- [What you are asked to do]:
Starting at the first line of the listing below, repeat each line exactly until the line containing "plt.rcParams['font.family'] = ['Liberation", which you include. Leave out pictures.

- [Data]:
# # # #
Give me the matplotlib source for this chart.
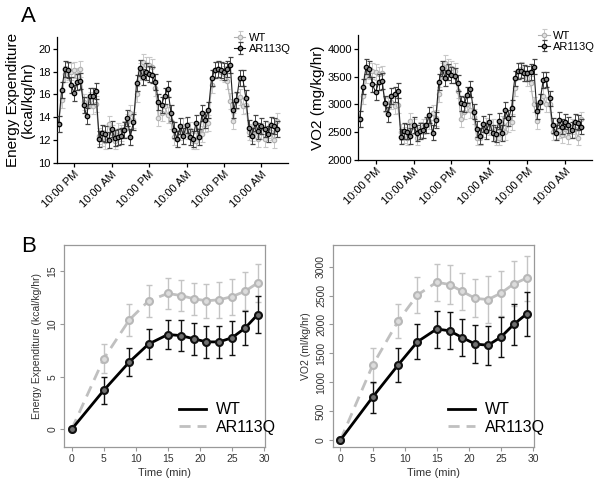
import numpy as np
import matplotlib
matplotlib.use("Agg")
import matplotlib.pyplot as plt
from matplotlib.lines import Line2D

plt.rcParams['font.family'] = ['Liberation Sans', 'DejaVu Sans']

# Panel A: hourly readings starting 17:00, three days
ee_ar = [13.4, 16.4, 18.2, 18.1, 16.8, 16.1, 17.1, 17.2, 15.1, 14.1, 15.9, 15.9, 16.3,
         12.1, 12.6, 12.5, 12.0, 13.0, 12.2, 12.3, 12.4, 12.9, 13.9, 12.3, 13.6,
         17.0, 18.3, 17.5, 18.0, 17.8, 17.7, 17.1, 15.3, 15.1, 15.9, 16.5, 14.4,
         12.9, 12.1, 13.2, 12.4, 13.3, 12.3, 12.1, 13.5, 12.3, 14.4, 13.8, 14.6,
         17.4, 18.1, 18.2, 18.1, 18.0, 18.2, 18.6, 14.6, 15.5, 17.4, 17.4, 15.7,
         13.1, 12.4, 13.5, 12.8, 13.2, 13.0, 12.5, 13.3, 13.2, 13.0]
ee_wt = [13.4, 15.5, 17.8, 18.0, 18.0, 18.1, 17.6, 18.2, 15.3, 15.0, 15.5, 15.0, 15.2,
         12.4, 12.2, 11.9, 13.4, 12.6, 11.9, 12.8, 12.6, 13.0, 13.6, 14.4, 13.8,
         16.0, 18.0, 18.8, 18.6, 18.6, 18.4, 16.6, 13.9, 14.4, 15.0, 14.2, 13.7,
         12.3, 12.1, 12.7, 13.2, 12.8, 12.9, 11.9, 11.9, 12.9, 12.5, 13.4, 13.5,
         16.8, 18.1, 18.2, 18.0, 17.8, 17.2, 15.4, 13.7, 15.4, 15.8, 15.0, 15.1,
         12.7, 12.6, 12.9, 12.1, 12.8, 12.1, 12.9, 12.7, 12.0, 13.7]
vo2_ar = [2740, 3320, 3680, 3640, 3360, 3220, 3400, 3420, 3020, 2820, 3150, 3180, 3250,
          2420, 2520, 2510, 2430, 2630, 2480, 2520, 2530, 2630, 2810, 2490, 2720,
          3400, 3650, 3480, 3580, 3530, 3520, 3390, 3020, 3000, 3170, 3280, 2870,
          2560, 2430, 2650, 2520, 2680, 2480, 2460, 2700, 2480, 2900, 2750, 2930,
          3470, 3600, 3610, 3570, 3560, 3580, 3680, 2880, 3050, 3440, 3450, 3110,
          2620, 2490, 2720, 2600, 2690, 2630, 2540, 2690, 2670, 2600]
vo2_wt = [2740, 3150, 3520, 3600, 3600, 3580, 3540, 3560, 3000, 2970, 3050, 2970, 2980,
          2500, 2450, 2400, 2700, 2600, 2400, 2550, 2600, 2620, 2700, 2850, 2750,
          3180, 3600, 3750, 3680, 3650, 3600, 3250, 2740, 2870, 3000, 2900, 2780,
          2400, 2400, 2550, 2620, 2580, 2600, 2400, 2400, 2650, 2500, 2650, 2680,
          3300, 3600, 3630, 3560, 3480, 3380, 3000, 2700, 3050, 3150, 3000, 3000,
          2500, 2520, 2540, 2450, 2560, 2420, 2600, 2560, 2400, 2730]
ee_err = 0.7
vo2_err = 140
tick_hours = [5, 17, 29, 41, 53, 65]
tick_labels = ['10:00 PM', '10:00 AM'] * 3

# Panel B: acute response over 30 min
t_min = [0, 5, 9, 12, 15, 17, 19, 21, 23, 25, 27, 29]
eeB_wt = [0, 3.7, 6.4, 8.1, 9.0, 8.9, 8.6, 8.3, 8.3, 8.7, 9.6, 10.9]
eeB_wt_err = [0, 1.3, 1.3, 1.4, 1.4, 1.5, 1.5, 1.5, 1.5, 1.6, 1.6, 1.8]
eeB_ar = [0, 6.7, 10.4, 12.2, 12.9, 12.7, 12.4, 12.2, 12.3, 12.6, 13.1, 13.9]
eeB_ar_err = [0, 1.4, 1.5, 1.5, 1.5, 1.5, 1.5, 1.6, 1.7, 1.7, 1.8, 1.8]
vo2B_wt = [0, 740, 1300, 1700, 1920, 1890, 1770, 1660, 1640, 1780, 2000, 2180]
vo2B_wt_err = [0, 270, 290, 300, 320, 320, 320, 330, 340, 340, 360, 380]
vo2B_ar = [0, 1290, 2060, 2510, 2730, 2690, 2570, 2450, 2430, 2540, 2700, 2800]
vo2B_ar_err = [0, 310, 300, 310, 320, 330, 320, 330, 400, 390, 390, 390]

fig = plt.figure(figsize=(6, 4.83), dpi=100)

BLK = '#222222'
GRY = '#b0b0b0'


def panel_a(rect, wt, ar, err, ylim, yticks, ylabel):
    ax = fig.add_axes(rect)
    hrs = np.arange(len(wt))
    ax.errorbar(hrs, wt, yerr=err, color=GRY, ecolor='#c8c8c8', elinewidth=0.7,
                capsize=1.8, capthick=0.7, lw=0.8, marker='o', ms=3.2,
                mfc='#e0e0e0', mec=GRY, mew=0.8, label='WT', zorder=2)
    ax.errorbar(hrs, ar, yerr=err, color=BLK, ecolor='#444444', elinewidth=0.7,
                capsize=1.8, capthick=0.7, lw=0.8, marker='o', ms=3.2,
                mfc='#888888', mec='black', mew=0.9, label='AR113Q', zorder=3)
    ax.set_xlim(-0.5, 73.5)
    ax.set_ylim(*ylim)
    ax.set_yticks(yticks)
    ax.set_xticks(tick_hours)
    ax.set_xticklabels(tick_labels, rotation=45, ha='right', rotation_mode='anchor')
    for s in ['top', 'right']:
        ax.spines[s].set_visible(False)
    for s in ['left', 'bottom']:
        ax.spines[s].set_linewidth(0.9)
    ax.tick_params(labelsize=8, length=3, width=0.9, pad=1.5)
    ax.set_ylabel(ylabel, fontsize=11, labelpad=2, linespacing=1.1)
    ax.legend(loc='upper right', bbox_to_anchor=(1.03, 1.07), frameon=False,
              fontsize=8, handlelength=1.0, handletextpad=0.3,
              borderaxespad=0, labelspacing=0.1)
    return ax


panel_a([0.095, 0.6625, 0.385, 0.2605], ee_wt, ee_ar, ee_err, (10, 21),
        [10, 12, 14, 16, 18, 20], 'Energy Expenditure\n(kcal/kg/hr)')
panel_a([0.597, 0.669, 0.39, 0.2585], vo2_wt, vo2_ar, vo2_err, (2000, 4250),
        [2000, 2500, 3000, 3500, 4000], 'VO2 (mg/kg/hr)')


def panel_b(rect, wt, wt_err, ar, ar_err, ylim, yticks, ylabel, leg_anchor):
    ax = fig.add_axes(rect)
    t = np.array(t_min)
    ar = np.array(ar)
    wt = np.array(wt)
    ax.errorbar(t[1:], ar[1:], yerr=ar_err[1:], fmt='none', ecolor='#c4c4c4',
                elinewidth=1.0, capsize=2, capthick=1.0, zorder=2)
    ax.plot(t[:5], ar[:5], color='#c0c0c0', lw=2, ls=(0, (4, 2.5)), zorder=2)
    ax.plot(t[4:], ar[4:], color='#c0c0c0', lw=2, zorder=2)
    ax.plot(t, ar, ls='none', marker='o', ms=5, mfc='#dcdcdc', mec='#b8b8b8',
            mew=1.5, zorder=3)
    ax.errorbar(t[1:], wt[1:], yerr=wt_err[1:], fmt='none', ecolor='#111111',
                elinewidth=1.0, capsize=2, capthick=1.0, zorder=4)
    ax.plot(t, wt, color='black', lw=2, zorder=4)
    ax.plot(t, wt, ls='none', marker='o', ms=5, mfc='#707070', mec='#111111',
            mew=1.5, zorder=5)
    ax.set_xlim(-1.16, 30.16)
    ax.set_ylim(*ylim)
    ax.set_xticks([0, 5, 10, 15, 20, 25, 30])
    ax.set_yticks(yticks)
    for lab in ax.get_yticklabels():
        lab.set_rotation(90)
        lab.set_va('center')
    for s in ax.spines.values():
        s.set_color('#999999')
        s.set_linewidth(0.9)
    ax.tick_params(labelsize=7.5, length=3, width=0.8, color='#999999',
                   labelcolor='#333333', pad=2)
    ax.set_xlabel('Time (min)', fontsize=8, color='#333333', labelpad=3)
    ax.set_ylabel(ylabel, fontsize=7.5, color='#333333', labelpad=4)
    handles = [Line2D([], [], color='black', lw=2),
               Line2D([], [], color='#c0c0c0', lw=2, ls=(0, (4, 2.5)))]
    ax.legend(handles, ['WT', 'AR113Q'], loc='lower left', bbox_to_anchor=leg_anchor,
              frameon=False, fontsize=11.5, handlelength=1.7, handletextpad=0.6,
              labelspacing=0.15, borderaxespad=0)
    return ax


panel_b([0.107, 0.0745, 0.335, 0.4183], eeB_wt, eeB_wt_err, eeB_ar, eeB_ar_err,
        (-1.68, 17.5), [0, 5, 10, 15], 'Energy Expenditure (kcal/kg/hr)',
        (0.54, 0.03))
panel_b([0.555, 0.0745, 0.335, 0.4183], vo2B_wt, vo2B_wt_err, vo2B_ar, vo2B_ar_err,
        (-121, 3374), [0, 500, 1000, 1500, 2000, 2500, 3000], 'VO2 (ml/kg/hr)',
        (0.54, 0.03))

fig.text(0.035, 0.965, 'A', fontsize=16, va='center', ha='left')
fig.text(0.035, 0.49, 'B', fontsize=16, va='center', ha='left')

fig.savefig('out.png', dpi=100)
# # # #
- [The answer]:
Give me the matplotlib source for this chart.
import numpy as np
import matplotlib
matplotlib.use("Agg")
import matplotlib.pyplot as plt
from matplotlib.lines import Line2D

plt.rcParams['font.family'] = ['Liberation Sans', 'DejaVu Sans']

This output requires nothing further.